Sekretaris Jendral KPA, Dewi Kartika, menilai, anggota DPR 2019-2024 tidak pernah melakukan evaluasi mendasar terhadap pelaksanaan agenda reforma agraria selama lima tahun terakhir terhadap Presiden Jokowi. Hal ini mengakibatkan implementasi reforma agraria jalan di tempat.
"Bahkan pelaksanaanya dimanipulasi sebatas bagi-bagi sertifikat dan menciptakan liberalisasi agraria melalui pasar tanah," kata Dewi dalam rilis resmi, Rabu 2 Oktober 2024. Adapun sebanyak 732 Anggota MPR yang terdiri dari 580 Anggota DPR dan 152 Anggota DPD Masa Jabatan 2024-2029 telah dilantik secara resmi pada Selasa, 1 Oktober 2024.

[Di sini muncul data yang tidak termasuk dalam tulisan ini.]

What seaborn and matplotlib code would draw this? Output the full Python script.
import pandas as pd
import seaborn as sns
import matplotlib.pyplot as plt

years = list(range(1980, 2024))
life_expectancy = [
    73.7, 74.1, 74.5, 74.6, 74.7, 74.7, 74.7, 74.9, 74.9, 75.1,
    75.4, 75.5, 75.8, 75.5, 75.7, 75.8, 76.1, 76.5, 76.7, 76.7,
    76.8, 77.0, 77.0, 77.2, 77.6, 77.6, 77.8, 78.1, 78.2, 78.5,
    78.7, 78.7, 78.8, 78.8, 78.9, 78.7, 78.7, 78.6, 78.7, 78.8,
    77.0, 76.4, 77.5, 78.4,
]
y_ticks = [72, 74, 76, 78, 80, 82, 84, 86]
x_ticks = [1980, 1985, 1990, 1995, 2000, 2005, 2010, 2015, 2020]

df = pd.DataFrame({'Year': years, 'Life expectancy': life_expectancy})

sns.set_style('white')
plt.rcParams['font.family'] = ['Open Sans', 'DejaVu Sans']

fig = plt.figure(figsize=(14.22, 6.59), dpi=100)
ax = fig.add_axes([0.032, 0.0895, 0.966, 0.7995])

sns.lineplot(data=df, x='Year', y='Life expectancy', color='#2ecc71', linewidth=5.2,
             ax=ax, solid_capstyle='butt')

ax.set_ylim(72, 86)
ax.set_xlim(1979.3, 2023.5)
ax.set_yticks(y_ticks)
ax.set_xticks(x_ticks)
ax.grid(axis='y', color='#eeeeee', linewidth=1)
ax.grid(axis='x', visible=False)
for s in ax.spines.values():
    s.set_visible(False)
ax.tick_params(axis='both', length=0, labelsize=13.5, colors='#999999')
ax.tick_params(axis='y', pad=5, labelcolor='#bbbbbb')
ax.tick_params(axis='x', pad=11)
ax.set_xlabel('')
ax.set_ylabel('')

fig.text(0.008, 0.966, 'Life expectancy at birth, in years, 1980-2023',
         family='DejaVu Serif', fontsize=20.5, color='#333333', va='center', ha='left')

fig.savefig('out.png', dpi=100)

Berdasarkan Catatan KPA selama 2015-2023, Presiden Joko Widodo melalui Menteri ATR/BPN hanya mampu menertibkan tanah terlantar dari bekas HGU dan HGB seluas 77 ribu hektar dari 7,24 juta hektar tanah yang terindikasi terlantar
Dewi juga mengatakan, DPR periode itu juga tidak melakukan dialog partisipatif dan bermakna bersama perwakilan petani, rakyat dan organisasi masyarakat sipil untuk mengurai dan membenahi masalah konflik agraria yang terus meningkat di berbagai wilayah dari waktu ke waktu.

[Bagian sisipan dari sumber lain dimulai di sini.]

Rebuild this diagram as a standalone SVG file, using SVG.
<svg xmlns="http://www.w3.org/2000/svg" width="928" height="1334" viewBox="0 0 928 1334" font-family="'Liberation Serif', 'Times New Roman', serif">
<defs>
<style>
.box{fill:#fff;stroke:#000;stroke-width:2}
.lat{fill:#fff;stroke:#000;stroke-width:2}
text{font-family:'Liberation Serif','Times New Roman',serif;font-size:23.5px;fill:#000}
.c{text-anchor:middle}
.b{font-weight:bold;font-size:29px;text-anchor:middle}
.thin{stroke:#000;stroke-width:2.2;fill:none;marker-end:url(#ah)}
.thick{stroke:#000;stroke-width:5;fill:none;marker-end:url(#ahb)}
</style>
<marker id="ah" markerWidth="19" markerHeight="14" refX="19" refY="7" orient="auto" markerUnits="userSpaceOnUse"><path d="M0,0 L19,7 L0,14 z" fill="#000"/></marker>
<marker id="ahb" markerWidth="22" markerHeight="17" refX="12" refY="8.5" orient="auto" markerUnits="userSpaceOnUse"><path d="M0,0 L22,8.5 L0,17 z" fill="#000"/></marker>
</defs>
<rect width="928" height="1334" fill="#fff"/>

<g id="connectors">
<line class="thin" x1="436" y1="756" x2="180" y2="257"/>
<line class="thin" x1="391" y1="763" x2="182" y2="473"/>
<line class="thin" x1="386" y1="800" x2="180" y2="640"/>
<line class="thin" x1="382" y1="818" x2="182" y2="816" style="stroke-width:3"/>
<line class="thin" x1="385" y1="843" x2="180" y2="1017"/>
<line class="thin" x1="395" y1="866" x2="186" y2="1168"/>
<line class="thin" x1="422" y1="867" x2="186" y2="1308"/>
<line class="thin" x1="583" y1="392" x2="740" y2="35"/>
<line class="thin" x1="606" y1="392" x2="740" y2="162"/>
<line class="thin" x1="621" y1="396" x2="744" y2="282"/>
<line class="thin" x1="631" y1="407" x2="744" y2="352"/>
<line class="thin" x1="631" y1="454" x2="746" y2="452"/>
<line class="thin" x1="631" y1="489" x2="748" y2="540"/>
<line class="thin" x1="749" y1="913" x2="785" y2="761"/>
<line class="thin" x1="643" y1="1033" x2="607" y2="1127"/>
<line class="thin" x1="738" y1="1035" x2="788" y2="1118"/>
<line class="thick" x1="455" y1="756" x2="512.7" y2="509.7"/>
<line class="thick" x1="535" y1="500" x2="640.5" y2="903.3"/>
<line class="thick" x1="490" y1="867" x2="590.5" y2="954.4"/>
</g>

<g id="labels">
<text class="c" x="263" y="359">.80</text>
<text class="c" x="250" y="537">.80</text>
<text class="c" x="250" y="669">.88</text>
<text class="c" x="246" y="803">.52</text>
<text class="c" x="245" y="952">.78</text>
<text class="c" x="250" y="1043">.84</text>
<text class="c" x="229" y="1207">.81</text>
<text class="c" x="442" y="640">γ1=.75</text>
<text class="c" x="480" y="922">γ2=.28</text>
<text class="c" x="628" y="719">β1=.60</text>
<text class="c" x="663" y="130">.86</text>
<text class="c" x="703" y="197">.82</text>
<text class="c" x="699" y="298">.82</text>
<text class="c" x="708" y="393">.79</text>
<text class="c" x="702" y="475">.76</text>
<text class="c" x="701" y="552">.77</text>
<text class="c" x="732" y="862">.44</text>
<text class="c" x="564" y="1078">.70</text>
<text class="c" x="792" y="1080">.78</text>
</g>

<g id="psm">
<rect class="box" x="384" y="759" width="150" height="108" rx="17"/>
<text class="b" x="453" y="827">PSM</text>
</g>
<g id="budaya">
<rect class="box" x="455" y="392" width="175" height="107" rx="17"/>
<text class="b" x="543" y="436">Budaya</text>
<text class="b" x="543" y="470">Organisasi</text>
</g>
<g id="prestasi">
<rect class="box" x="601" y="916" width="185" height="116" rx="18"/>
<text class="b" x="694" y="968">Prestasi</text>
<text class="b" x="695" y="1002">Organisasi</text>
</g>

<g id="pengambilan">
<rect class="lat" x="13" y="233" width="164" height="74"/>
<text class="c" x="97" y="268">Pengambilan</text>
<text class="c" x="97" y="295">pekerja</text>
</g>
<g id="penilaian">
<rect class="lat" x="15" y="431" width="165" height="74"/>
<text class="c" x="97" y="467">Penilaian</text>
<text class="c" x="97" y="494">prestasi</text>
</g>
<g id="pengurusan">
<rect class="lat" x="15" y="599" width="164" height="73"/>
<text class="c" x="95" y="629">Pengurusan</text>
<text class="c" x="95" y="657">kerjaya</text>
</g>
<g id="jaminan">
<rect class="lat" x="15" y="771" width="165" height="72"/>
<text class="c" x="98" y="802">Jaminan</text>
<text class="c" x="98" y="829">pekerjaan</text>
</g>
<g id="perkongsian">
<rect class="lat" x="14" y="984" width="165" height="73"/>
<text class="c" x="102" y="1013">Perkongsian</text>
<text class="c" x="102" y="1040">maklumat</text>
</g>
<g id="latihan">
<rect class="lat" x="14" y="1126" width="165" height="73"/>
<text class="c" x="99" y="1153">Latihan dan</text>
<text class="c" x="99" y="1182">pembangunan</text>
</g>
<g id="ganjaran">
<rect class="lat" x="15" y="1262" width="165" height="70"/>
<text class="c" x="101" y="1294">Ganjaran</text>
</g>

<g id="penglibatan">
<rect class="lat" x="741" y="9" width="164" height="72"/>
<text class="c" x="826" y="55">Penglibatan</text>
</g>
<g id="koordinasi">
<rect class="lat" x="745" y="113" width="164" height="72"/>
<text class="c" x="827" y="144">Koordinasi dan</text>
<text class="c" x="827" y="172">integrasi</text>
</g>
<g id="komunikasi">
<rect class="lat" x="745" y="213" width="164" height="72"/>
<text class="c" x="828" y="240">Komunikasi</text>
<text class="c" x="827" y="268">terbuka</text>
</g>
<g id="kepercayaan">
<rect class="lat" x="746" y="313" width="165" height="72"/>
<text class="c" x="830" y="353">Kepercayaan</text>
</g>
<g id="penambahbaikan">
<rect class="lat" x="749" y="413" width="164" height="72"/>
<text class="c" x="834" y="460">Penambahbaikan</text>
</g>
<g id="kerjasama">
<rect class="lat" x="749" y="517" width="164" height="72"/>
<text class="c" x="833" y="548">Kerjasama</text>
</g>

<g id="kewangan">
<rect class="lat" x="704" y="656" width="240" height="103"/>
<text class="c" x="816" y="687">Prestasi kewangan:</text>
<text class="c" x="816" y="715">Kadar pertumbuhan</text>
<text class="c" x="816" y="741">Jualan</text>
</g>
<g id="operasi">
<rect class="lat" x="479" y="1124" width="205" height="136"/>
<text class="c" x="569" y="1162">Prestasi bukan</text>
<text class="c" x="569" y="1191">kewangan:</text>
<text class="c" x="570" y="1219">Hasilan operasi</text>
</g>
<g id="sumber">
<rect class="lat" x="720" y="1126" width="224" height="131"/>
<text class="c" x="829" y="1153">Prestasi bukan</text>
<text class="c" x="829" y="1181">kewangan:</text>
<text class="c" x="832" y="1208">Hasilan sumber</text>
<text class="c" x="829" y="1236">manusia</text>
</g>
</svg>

Hasilnya, konflik agraria di lima tahun terakhir terus menumpuk, menjadikan satu dekade Pemerintahan Presiden Jokowi sebagai era tertinggi letusan konflik agraria dengan 2.939 kasus (2015-2023).

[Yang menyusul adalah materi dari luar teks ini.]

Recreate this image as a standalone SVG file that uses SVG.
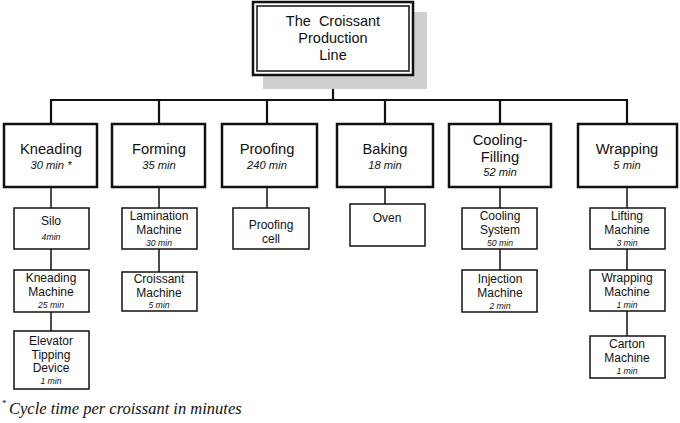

DPR bersama Pemerintah justru menjadi motor utama lahirnya Undang-Undang Cipta Kerja (UUCK) yang telah mengamputasi puluhan kebijakan pro rakyat di bidang agraria dan mengkhianati Undang-Undang Pokok Agraria (UUPA). Alih-alih melahirkan produk legislasi yang memenuhi harapan kaum tani dan gerakan reforma agraria.
Dewi juga menilai, DPR gagal menjalankan fungsinya sebagai pengawas dan pengontrol jalannya pemerintahan. Berbagai kebijakan investasi dan pembangunan yang mengarah pada praktek-praktek perampasan tanah berjalan tanpa peringatan keras dari wakil rakyat di parlemen.
Beberapa kebijakan itu yakni pembentukan Lembaga Bank Tanah, percepatan pembangunan Proyek Strategis Nasional (PSN), Pengampunan Keterlanjuran Bisnis Ilegal Kehutanan, Tambang dan Sawit. Kawasan Hutan Dengan Pengelolaan Khusus (KHDPK), Food Estate, impor pangan, HPL, HGU 190 tahun dan HGB 180 tahun di IKN, Perhutanan Sosial (PS) dan kebijakan Distribusi manfaat (Perkebunan Sosial) di wilayah-wilayah konflik akibat klaim PTPN dan suburnya praktik korupsi agraria-mafia tanah yang semakin meminggirkan kehidupan kaum tani, nelayan, masyarakat adat dan masyarakat pedesaan lainya.
Selain lemahnya komitmen pimpinan DPR terhadap agenda ini, secara teknis, persoalan klasik kelembagaan yang telah berlangsung sejak Orde Baru menjadi salah satu hambatan kinerja monitoring dan evaluasi yang dilakukan DPR RI selama ini.
"Terutama mengenai terpisah-pisahnya pembagian komisi yang memantau Kementerian/Lembaga di bidang agraria, seperti Kementerian ATR/BPN, Kementerian LHK, Kementerian Kelautan dan Perikanan, Kementerian Pertanian, Kementerian Desa PDTT, dan Badan Geo Spasial. Situasi ini membuat kordinasi pengawasan lintas komisi dan K/L melambat dan melemah," kata Dewi.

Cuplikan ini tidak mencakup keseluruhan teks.